To prosper, international cricketers must be able to adapt: to different pitches, opponents, weather conditions, match situations and variants of the sport. Hafeez isn’t succeeding because of a narrow, focused skill. He’s an all-round cricketer, who through Misbah’s understanding of his particular strengths and the opponents’ weak-spots is having one of his attributes deployed to telling effect. I have made the argument before that batsmen should bat in the order that suits the game situation not in an inflexible scorecard order. Similarly, cricket teams seeking the advantage in closely fought series should know which of their team is best suited to the challenge of the moment. That understanding may come from statistical analysis of past performance or from a nuanced appreciation of technical ability. By following predictable patterns of play – thirty overs of seam, followed by some spin, back to seam after intervals and again immediately when the new ball is available – teams won’t eke out those advantages.

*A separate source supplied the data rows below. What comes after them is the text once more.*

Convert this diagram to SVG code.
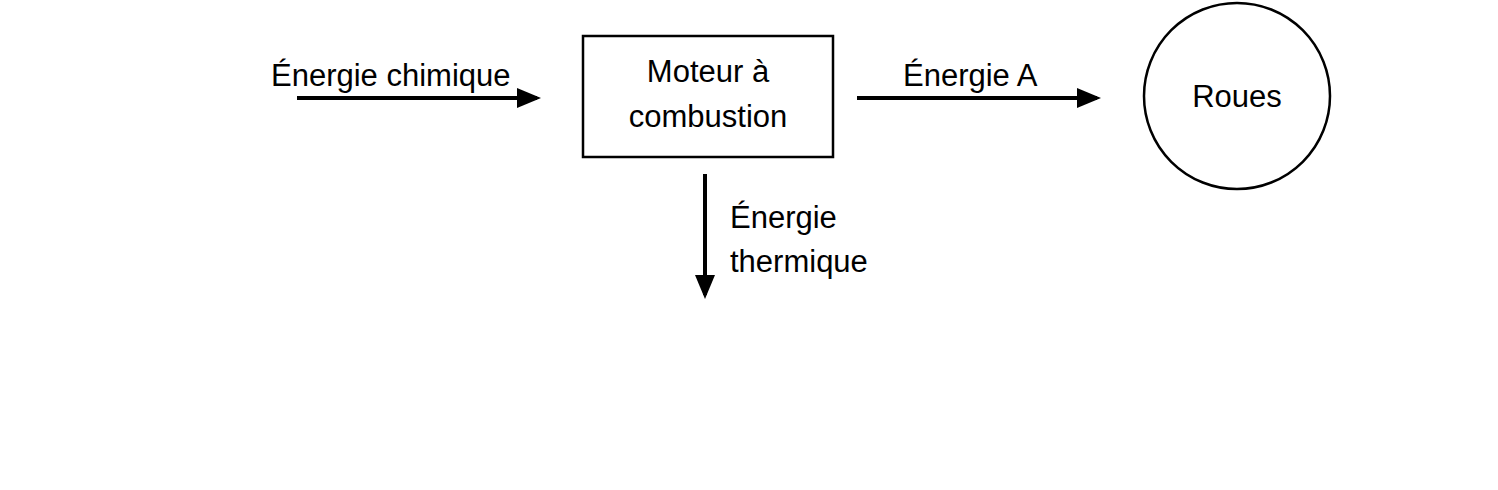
<svg xmlns="http://www.w3.org/2000/svg" width="1498" height="490" viewBox="0 0 1498 490">
<style>
text{font-family:"Liberation Sans",Arial,sans-serif;font-size:31px;fill:#000}
.c{text-anchor:middle}
line{stroke:#000;stroke-width:4}
</style>
<defs><marker id="a" markerWidth="6" markerHeight="5" refX="5" refY="2.5" orient="auto" markerUnits="strokeWidth"><path d="M0,0L6,2.5L0,5z" fill="#000"/></marker></defs>
<rect width="1498" height="490" fill="#fff"/>
<g id="moteur"><rect x="583" y="36" width="250" height="121" fill="#fff" stroke="#000" stroke-width="2.5"/>
<text class="c" x="708" y="82">Moteur à</text><text class="c" x="708" y="127">combustion</text></g>
<g id="roues"><circle cx="1237" cy="96" r="93" fill="#fff" stroke="#000" stroke-width="2.5"/><text class="c" x="1237" y="107">Roues</text></g>
<g id="connectors">
<line x1="297" y1="98" x2="537" y2="98" marker-end="url(#a)"/>
<text x="271" y="86">Énergie chimique</text>
<line x1="857" y1="98" x2="1097" y2="98" marker-end="url(#a)"/>
<text x="903" y="86">Énergie A</text>
<line x1="705" y1="174" x2="705" y2="295" marker-end="url(#a)"/>
<text x="730" y="228">Énergie</text><text x="730" y="272">thermique</text>
</g>
</svg>
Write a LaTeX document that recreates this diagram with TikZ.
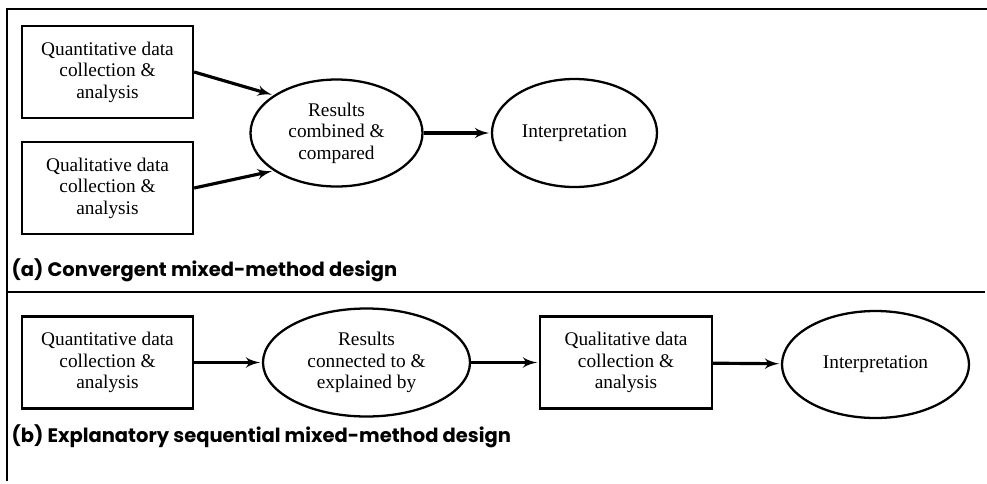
\documentclass[tikz,border=0pt]{standalone}
\usepackage{fontspec}
\setmainfont{Liberation Serif}
\newfontfamily\captionfont{Poppins}
\usetikzlibrary{arrows, shapes.geometric}

\begin{document}
\begin{tikzpicture}[->,>=latex',shorten >=1pt,auto,node distance=4.76cm,
  line width=1.8pt,
  data node/.style={rectangle,draw,line width=1.3pt,minimum width=3.42cm,minimum height=1.84cm,
    inner sep=0pt,align=center,font=\fontsize{11}{12.2}\selectfont},
  result node/.style={ellipse,draw,line width=1.3pt,minimum width=3.44cm,minimum height=2.14cm,
    inner sep=0pt,align=center,font=\fontsize{11}{12.2}\selectfont},
  design label/.style={anchor=base west,inner sep=0pt,font=\captionfont\bfseries\fontsize{11.1}{14}\selectfont}]

  \useasboundingbox (0,0) rectangle (19.74,-9.66);

  % (a) convergent
  \node[data node] (qa) at (2.15,-1.44) {Quantitative data\\collection \&\\analysis};
  \node[data node] (ql) [below of=qa, node distance=2.32cm] {Qualitative data\\collection \&\\analysis};
  \node[result node] (res) at (6.73,-2.66) {Results\\combined \&\\compared};
  \node[result node, minimum width=3.3cm, minimum height=2.16cm] (int) [right of=res] {Interpretation};

  % (b) explanatory sequential
  \node[data node] (qb) at (2.15,-7.25) {Quantitative data\\collection \&\\analysis};
  \node[result node, minimum width=4.14cm, minimum height=2.16cm] (con) [right of=qb, node distance=5.18cm] {Results\\connected to \&\\explained by};
  \node[data node, minimum width=3.44cm] (qlb) [right of=con, node distance=5.19cm] {Qualitative data\\collection \&\\analysis};
  \node[result node, minimum width=3.74cm, yshift=-0.04cm] (intb) [right of=qlb, node distance=4.99cm] {Interpretation};

  \path (qa.east) edge (res.149)
    (ql.east) edge (res.211)
    (res) edge (int)
    (qb) edge (con)
    (con) edge (qlb)
    (qlb) edge (intb);

  \node[design label] (lbla) at (0.2,-5.52) {(a) Convergent mixed-method design};
  \node[design label] (lblb) at (0.2,-8.84) {(b) Explanatory sequential mixed-method design};

  \draw[-,line width=0.8pt] (19.74,-0.18) -| (0.14,-9.66);
  \draw[-,line width=0.8pt] (0.14,-5.84) -- (19.74,-5.84);
\end{tikzpicture}
\end{document}
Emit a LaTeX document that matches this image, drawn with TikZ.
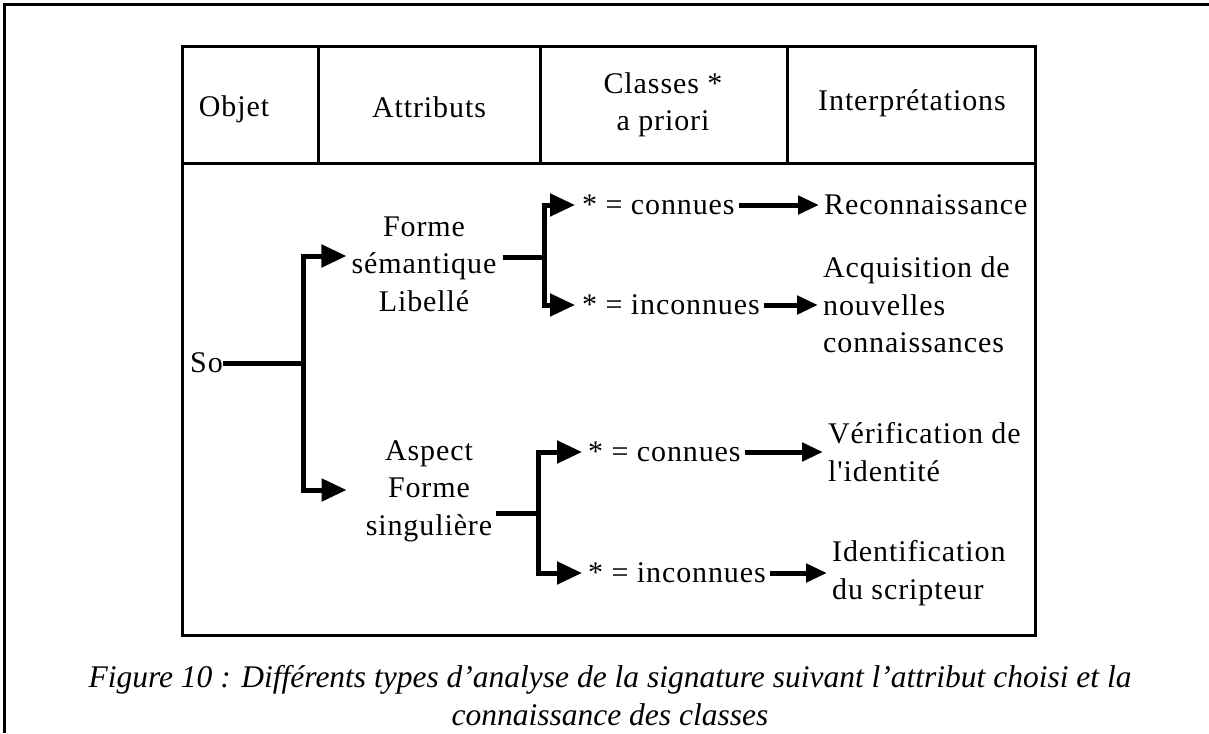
\documentclass[tikz,border=0pt]{standalone}
\usepackage{fontspec}
\setmainfont{Liberation Serif}
\newfontfamily\bodyf[LetterSpace=3]{Liberation Serif}
\usetikzlibrary{arrows.meta}
\begin{document}
\begin{tikzpicture}[x=1pt,y=-1pt,
  txt/.style={font=\bodyf\fontsize{30}{37.5}\selectfont, inner sep=0pt, align=center},
  rtxt/.style={txt, align=left, anchor=west},
  ln/.style={line width=5pt, line join=miter},
  arr/.style={line width=5pt, line join=miter, -{Triangle[length=25pt,width=22pt]}},
  rarr/.style={line width=5pt, -{Triangle[length=21pt,width=18pt]}, shorten <=4pt, shorten >=5pt},
  frame/.style={line width=3pt}]
\useasboundingbox (0,0) rectangle (1209,733);
% page frame (left and top only)
\draw[frame] (4,733) -- (4,5) -- (1209,5);
% table
\draw[frame] (182,47) rectangle (1035,635);
\draw[frame] (182,163) -- (1035,163);
\draw[frame] (318,47) -- (318,163);
\draw[frame] (540,47) -- (540,163);
\draw[frame] (787,47) -- (787,163);
% header
\node[txt] (hobj) at (234,109) {Objet};
\node[txt] (hatt) at (429,107) {Attributs};
\node[txt] (hcla) at (663,105) {Classes *\\a priori};
\node[txt] (hint) at (912,103) {Interprétations};
% diagram
\node[txt, anchor=east] (so) at (223,363) {So};
\coordinate (t0) at (303,363);
\draw[ln] (so.east) -- (t0);
\node[txt] (fs) at (424,264) {Forme\\sémantique\\Libellé};
\node[txt] (af) at (429,491) {Aspect\\Forme\\singulière};
\draw[arr] (t0) |- ([xshift=-5pt,yshift=8pt]fs.west);
\draw[arr] (t0) |- ([xshift=-19pt,yshift=1pt]af.west);
% upper branch
\node[txt, anchor=west] (c1) at (582,205) {* = connues};
\node[txt, anchor=west] (c2) at (582,305) {* = inconnues};
\coordinate (j1) at (544,257);
\draw[ln] ([xshift=6pt,yshift=7pt]fs.east) -- (j1);
\draw[arr] (j1) |- ([xshift=-7pt]c1.west);
\draw[arr] (j1) |- ([xshift=-7pt]c2.west);
\node[rtxt] (r1) at (824,205) {Reconnaissance};
\node[rtxt] (r2) at (823,305) {Acquisition de\\nouvelles\\connaissances};
\draw[rarr] (c1.east) -- (r1.west);
\draw[rarr] (c2.east) -- (r2.west);
% lower branch
\node[txt, anchor=west] (c3) at (588,452) {* = connues};
\node[txt, anchor=west] (c4) at (588,573) {* = inconnues};
\coordinate (j2) at (538,513);
\draw[ln] ([xshift=4pt,yshift=-22pt]af.east) -- (j2);
\draw[arr] (j2) |- ([xshift=-6pt]c3.west);
\draw[arr] (j2) |- ([xshift=-6pt]c4.west);
\node[rtxt] (r3) at (828,452) {Vérification de\\l'identité};
\node[rtxt] (r4) at (832,573) {Identification\\du scripteur};
\draw[rarr] (c3.east) -- (r3.west);
\draw[rarr] (c4.east) -- (r4.west);
% caption
\node[font=\itshape\fontsize{31.5}{38}\selectfont, align=center, inner sep=0pt] (cap) at (610,696)
  {Figure 10 : Différents types d’analyse de la signature suivant l’attribut choisi et la\\connaissance des classes};
\end{tikzpicture}
\end{document}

The ultra-specialisation of American sport doesn’t turn out to be a good analogy for Hafeez’s role. Those sports have squads of players available for use during each match, encouraging specialisation of function. Cricket teams need to (in a final borrowing from the States) cover all their bases with the 11 selected on the morning of the match. I think a better model comes from a completely different domain – medicine. Moving into the future, treatments for ill health won’t be determined merely by the diagnosis and the symptoms, but by an understanding of the genetic characteristics of the patient and so which pharmaceutical interventions are suited to the individual. Blockbuster drugs are being replaced by personalised medicine and we are watching Pakistan mete out some very personal medicine to the England team.